→ PROVIDED INFORMATION:
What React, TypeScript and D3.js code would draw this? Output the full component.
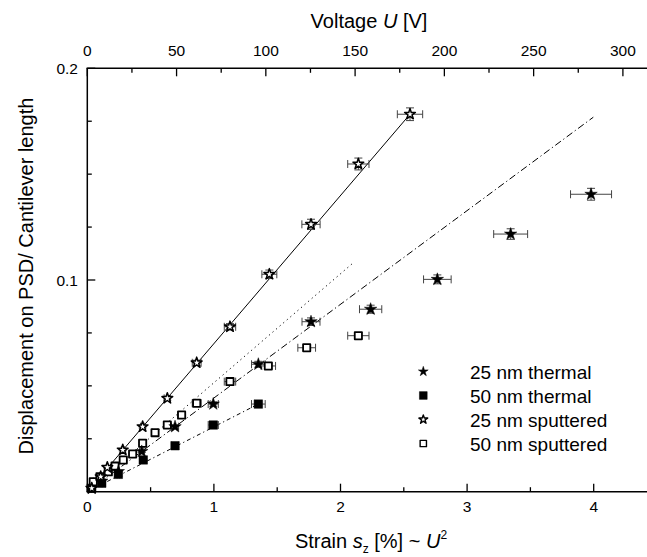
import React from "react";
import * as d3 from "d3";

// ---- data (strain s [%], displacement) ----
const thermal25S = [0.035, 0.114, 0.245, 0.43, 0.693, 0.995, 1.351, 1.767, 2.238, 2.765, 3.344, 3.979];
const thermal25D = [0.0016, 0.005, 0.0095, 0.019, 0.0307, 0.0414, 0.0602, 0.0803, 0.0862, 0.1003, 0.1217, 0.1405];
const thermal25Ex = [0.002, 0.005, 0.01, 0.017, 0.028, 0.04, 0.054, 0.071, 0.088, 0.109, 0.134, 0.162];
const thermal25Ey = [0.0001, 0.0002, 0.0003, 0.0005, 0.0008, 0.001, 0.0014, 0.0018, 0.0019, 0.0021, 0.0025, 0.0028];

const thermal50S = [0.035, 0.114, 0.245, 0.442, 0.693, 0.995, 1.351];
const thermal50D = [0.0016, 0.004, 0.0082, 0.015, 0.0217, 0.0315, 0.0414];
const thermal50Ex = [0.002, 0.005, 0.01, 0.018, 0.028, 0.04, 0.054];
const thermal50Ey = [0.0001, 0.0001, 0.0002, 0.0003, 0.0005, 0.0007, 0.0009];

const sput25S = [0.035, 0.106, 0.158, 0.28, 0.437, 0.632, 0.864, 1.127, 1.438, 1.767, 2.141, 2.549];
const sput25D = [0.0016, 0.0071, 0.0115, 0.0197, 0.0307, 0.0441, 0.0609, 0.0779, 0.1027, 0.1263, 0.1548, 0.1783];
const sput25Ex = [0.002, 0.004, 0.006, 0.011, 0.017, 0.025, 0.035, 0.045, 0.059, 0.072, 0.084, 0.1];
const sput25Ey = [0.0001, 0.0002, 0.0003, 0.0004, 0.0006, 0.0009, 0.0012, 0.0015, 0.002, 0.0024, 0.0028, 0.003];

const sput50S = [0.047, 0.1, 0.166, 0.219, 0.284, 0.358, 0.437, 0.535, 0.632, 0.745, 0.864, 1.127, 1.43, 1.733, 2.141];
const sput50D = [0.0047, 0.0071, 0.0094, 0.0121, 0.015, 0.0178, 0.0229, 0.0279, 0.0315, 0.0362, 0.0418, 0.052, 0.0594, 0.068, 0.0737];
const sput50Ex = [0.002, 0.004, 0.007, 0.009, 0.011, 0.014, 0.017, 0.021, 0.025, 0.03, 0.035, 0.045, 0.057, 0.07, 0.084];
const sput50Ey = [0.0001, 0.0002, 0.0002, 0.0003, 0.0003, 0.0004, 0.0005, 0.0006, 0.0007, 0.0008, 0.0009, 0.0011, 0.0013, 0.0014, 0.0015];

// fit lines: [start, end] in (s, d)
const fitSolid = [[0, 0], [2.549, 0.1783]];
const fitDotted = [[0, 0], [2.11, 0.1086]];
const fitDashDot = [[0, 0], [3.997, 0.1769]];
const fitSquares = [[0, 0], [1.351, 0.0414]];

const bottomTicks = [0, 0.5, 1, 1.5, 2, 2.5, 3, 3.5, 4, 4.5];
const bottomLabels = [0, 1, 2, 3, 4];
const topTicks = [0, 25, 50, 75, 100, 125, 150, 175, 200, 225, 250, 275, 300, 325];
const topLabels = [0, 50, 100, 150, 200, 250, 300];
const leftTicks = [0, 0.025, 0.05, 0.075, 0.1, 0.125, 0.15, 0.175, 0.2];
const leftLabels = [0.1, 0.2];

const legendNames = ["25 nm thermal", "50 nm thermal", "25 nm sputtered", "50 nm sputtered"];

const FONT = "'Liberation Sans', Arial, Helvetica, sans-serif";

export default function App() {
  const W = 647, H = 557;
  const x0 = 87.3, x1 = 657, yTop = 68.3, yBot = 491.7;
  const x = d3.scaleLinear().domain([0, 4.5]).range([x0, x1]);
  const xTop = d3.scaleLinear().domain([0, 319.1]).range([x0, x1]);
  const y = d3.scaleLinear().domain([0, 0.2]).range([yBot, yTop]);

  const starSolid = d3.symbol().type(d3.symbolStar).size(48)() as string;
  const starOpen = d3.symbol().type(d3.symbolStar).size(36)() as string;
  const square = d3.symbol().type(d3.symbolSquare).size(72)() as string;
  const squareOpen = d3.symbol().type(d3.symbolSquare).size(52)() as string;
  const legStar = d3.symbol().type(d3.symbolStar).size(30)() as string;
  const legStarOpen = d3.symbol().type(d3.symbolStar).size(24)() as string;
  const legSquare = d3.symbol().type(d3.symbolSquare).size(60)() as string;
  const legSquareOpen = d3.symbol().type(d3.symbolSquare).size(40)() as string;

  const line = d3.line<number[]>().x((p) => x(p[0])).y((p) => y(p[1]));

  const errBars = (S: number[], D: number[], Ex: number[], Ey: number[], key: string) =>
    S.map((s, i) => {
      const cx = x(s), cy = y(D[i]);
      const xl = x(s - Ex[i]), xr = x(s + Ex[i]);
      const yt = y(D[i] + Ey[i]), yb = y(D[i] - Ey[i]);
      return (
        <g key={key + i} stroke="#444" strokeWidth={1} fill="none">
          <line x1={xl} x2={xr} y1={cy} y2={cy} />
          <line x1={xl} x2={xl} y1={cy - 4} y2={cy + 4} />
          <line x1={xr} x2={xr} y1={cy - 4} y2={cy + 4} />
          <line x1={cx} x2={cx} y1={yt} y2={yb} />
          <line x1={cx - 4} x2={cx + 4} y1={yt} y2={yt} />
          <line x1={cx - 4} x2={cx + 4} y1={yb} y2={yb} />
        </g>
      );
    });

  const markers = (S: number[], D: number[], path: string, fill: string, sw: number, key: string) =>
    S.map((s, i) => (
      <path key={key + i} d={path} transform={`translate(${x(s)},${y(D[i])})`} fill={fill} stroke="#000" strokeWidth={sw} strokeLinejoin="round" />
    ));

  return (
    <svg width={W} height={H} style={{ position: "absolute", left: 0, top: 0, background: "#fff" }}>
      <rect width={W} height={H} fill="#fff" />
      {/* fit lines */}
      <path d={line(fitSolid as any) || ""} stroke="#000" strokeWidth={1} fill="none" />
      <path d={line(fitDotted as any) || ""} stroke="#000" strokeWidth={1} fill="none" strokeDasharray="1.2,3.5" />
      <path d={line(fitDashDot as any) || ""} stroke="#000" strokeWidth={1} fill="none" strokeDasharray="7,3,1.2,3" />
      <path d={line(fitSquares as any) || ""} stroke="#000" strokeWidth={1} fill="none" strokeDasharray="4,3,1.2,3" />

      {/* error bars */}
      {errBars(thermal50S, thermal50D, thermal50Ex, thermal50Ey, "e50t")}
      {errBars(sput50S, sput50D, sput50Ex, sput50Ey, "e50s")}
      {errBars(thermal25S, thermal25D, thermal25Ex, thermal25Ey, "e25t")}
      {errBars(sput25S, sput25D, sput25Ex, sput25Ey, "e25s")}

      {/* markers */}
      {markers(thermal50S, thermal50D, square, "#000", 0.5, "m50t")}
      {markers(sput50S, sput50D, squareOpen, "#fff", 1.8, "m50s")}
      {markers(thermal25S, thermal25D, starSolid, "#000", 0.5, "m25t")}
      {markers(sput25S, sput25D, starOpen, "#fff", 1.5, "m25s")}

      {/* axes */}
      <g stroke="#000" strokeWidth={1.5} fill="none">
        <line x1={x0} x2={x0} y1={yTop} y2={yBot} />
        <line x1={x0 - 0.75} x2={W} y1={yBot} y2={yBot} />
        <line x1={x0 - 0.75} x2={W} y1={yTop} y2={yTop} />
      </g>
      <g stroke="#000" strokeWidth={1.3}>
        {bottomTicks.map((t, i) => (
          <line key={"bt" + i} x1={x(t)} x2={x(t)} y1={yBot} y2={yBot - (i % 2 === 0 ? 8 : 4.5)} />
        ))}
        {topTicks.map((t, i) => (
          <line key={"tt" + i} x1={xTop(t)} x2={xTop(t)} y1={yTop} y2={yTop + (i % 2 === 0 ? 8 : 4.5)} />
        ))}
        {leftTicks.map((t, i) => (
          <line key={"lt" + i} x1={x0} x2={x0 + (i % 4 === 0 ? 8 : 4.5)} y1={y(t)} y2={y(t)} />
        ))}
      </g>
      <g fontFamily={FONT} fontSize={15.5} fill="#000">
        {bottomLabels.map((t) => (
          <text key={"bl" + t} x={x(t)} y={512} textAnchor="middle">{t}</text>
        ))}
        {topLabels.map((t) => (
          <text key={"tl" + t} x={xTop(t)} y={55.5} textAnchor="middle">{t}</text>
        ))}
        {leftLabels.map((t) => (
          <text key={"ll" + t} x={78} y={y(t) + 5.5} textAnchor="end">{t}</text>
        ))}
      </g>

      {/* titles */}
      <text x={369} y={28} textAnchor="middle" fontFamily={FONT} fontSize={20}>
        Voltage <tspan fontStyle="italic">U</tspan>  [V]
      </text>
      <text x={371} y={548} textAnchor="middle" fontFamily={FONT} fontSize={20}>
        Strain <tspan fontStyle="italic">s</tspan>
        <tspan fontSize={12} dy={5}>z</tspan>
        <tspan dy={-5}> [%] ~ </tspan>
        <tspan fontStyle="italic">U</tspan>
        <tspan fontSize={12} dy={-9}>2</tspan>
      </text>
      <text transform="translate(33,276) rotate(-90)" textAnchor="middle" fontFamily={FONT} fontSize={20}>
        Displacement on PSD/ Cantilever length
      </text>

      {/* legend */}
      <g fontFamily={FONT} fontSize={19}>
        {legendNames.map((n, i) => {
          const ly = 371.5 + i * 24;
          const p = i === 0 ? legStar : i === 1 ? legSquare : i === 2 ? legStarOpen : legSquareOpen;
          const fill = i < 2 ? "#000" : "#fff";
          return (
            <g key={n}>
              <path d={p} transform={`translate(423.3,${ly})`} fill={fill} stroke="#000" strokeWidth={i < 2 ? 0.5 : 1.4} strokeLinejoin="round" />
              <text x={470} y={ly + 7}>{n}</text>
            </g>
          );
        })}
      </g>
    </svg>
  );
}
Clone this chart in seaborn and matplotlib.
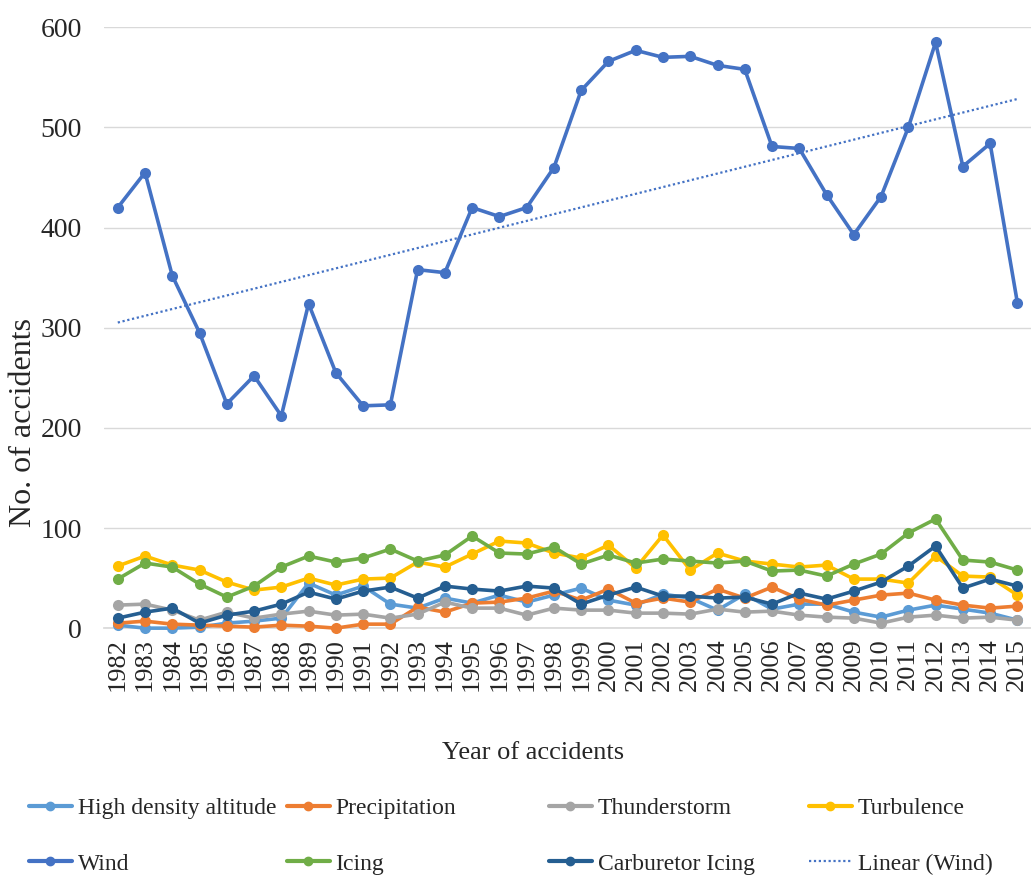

→ PROBLEM TO SOLVE: Read the data above and pull out each line that holds the string "React".

→ TASK RESULT:
What React, TypeScript and D3.js code would draw this? Output the full component.
import React from "react";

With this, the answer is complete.